*WRITTEN EXERCISE:* Retype only what runs from the beginning of the data through the line with "import * as"; please omit the pictures and keep every line exact.

━━━ SUPPLIED DATA

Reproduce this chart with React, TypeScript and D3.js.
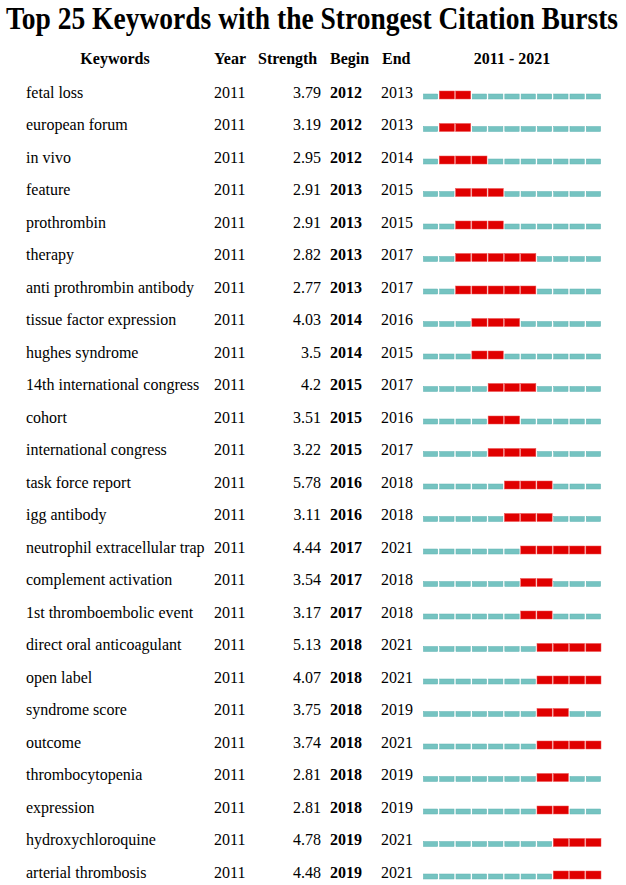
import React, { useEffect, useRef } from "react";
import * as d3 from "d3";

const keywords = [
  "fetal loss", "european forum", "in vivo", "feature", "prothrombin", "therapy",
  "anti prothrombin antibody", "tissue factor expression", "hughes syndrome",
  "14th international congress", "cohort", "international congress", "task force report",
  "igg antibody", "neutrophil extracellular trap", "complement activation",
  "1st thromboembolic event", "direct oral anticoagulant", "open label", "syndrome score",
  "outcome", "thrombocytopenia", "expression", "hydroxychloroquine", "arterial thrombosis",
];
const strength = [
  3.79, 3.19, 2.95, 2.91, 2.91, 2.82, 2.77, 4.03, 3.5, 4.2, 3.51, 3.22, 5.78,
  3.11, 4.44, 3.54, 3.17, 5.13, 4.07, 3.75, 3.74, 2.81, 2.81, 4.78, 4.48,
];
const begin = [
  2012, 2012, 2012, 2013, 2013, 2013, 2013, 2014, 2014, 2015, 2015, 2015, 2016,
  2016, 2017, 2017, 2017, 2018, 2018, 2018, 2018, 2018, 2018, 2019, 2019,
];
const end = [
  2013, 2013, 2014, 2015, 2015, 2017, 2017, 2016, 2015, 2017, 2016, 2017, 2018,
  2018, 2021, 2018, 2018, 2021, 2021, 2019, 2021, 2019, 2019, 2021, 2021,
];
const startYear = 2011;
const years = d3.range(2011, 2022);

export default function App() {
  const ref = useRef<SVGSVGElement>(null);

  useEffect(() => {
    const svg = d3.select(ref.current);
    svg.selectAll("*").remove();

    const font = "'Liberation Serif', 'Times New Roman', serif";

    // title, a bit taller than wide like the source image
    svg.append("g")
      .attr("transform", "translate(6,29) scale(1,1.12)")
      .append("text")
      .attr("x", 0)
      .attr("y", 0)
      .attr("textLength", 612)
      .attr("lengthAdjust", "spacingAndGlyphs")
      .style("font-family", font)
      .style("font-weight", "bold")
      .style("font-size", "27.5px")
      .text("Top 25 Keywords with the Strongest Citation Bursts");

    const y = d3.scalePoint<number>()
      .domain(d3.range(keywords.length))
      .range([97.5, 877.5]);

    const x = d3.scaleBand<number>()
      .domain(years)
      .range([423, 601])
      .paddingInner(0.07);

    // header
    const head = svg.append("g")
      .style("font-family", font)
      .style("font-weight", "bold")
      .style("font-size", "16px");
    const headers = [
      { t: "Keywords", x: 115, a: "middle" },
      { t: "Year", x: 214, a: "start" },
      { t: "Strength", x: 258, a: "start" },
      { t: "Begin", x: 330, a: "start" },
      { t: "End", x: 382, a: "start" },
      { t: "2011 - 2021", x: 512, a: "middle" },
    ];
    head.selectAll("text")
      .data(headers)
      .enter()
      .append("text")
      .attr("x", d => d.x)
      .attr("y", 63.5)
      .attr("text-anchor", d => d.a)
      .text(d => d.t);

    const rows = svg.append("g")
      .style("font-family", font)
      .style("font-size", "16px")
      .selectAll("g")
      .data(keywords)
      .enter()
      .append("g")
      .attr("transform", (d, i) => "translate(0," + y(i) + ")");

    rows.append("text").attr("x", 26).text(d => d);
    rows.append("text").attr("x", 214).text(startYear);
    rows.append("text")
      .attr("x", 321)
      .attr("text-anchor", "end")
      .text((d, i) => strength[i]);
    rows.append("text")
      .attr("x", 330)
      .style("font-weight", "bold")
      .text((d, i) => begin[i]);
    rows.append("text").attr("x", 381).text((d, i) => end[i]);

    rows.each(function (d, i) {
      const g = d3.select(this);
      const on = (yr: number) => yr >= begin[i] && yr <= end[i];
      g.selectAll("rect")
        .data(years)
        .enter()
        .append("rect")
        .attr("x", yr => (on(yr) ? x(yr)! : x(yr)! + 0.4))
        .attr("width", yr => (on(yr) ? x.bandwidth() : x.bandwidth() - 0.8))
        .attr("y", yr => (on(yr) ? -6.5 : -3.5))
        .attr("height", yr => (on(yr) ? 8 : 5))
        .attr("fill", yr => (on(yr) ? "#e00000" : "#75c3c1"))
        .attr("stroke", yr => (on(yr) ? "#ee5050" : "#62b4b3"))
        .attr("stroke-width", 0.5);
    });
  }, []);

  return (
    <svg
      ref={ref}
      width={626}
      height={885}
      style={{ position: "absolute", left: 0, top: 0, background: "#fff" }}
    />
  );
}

━━━━━━

*CORRECT OUTPUT:*
Reproduce this chart with React, TypeScript and D3.js.
import React, { useEffect, useRef } from "react";
import * as d3 from "d3";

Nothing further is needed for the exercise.